Home > Journal Issues > No 1 (2021) Technical mechanics > 4

UDC 629.78

Technical mechanics, 2021, 1, 37 - 50

Problem of angular motion control of a non-cooperative on-orbit service object


Fokov A. A., Savchuk O. P.


Fokov A. A.
Institute of Technical Mechanics of the National Academy of Sciences of Ukraine and the State Space Agency of Ukraine

Savchuk O. P.
Institute of Technical Mechanics of the National Academy of Sciences of Ukraine and the State Space Agency of Ukraine


      The realization of existing projects of on-orbit servicing and the development of new ones is a steady trend in the development of space technology. In many cases, on-orbit service clients are objects that exhibit an undesired rotary motion, which renders their servicing difficult or impossible.
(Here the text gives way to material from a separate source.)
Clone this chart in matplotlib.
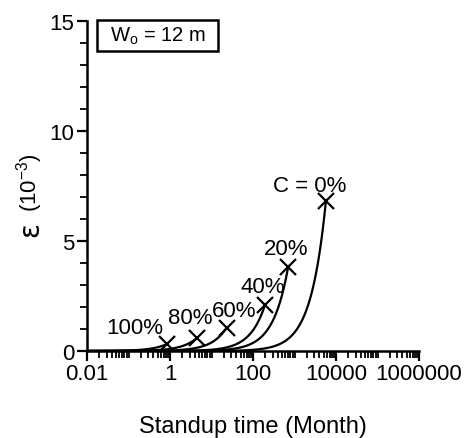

The problem of on-orbit service object motion control determines the topicality of studies aimed not only at the refinement of methods and algorithms of controlling both the translational and the rotary motion of an object, but also at the development and refinement of methods of onboard determination of the object service spacecraft relative motion parameters. This paper overviews the state of the art of the problem of object motion parameter determination in on-orbit servicing tasks and existing methods of object motion control and angular motion damping and specifies lines of further investigations into the angular motion control of non-cooperative service objects. Based on the analysis of publications on the subject, the applicability of onboard means for object motion parameter determination is characterized. The analysis of the applicability of methods of remote determination of the parameters of an unknown non-cooperative object from a service spacecraft shows that they are at the research stage. The input data for the verification of methods proposed in the literature were simulated or taken from ground experiments or previous missions. Contact and contactless methods of angular motion control of non-cooperative on-orbit service objects are considered. From the state of the art of investigations into the contactless motion control of on-orbit service objects it may be concluded that the most advanced contactless method of motion control of an on-orbit service object is a technology based on the use of an ion beam directed to the object from an electrojet engine onboard a service spacecraft. Lines of further investigations into non-cooperative object motion control are proposed.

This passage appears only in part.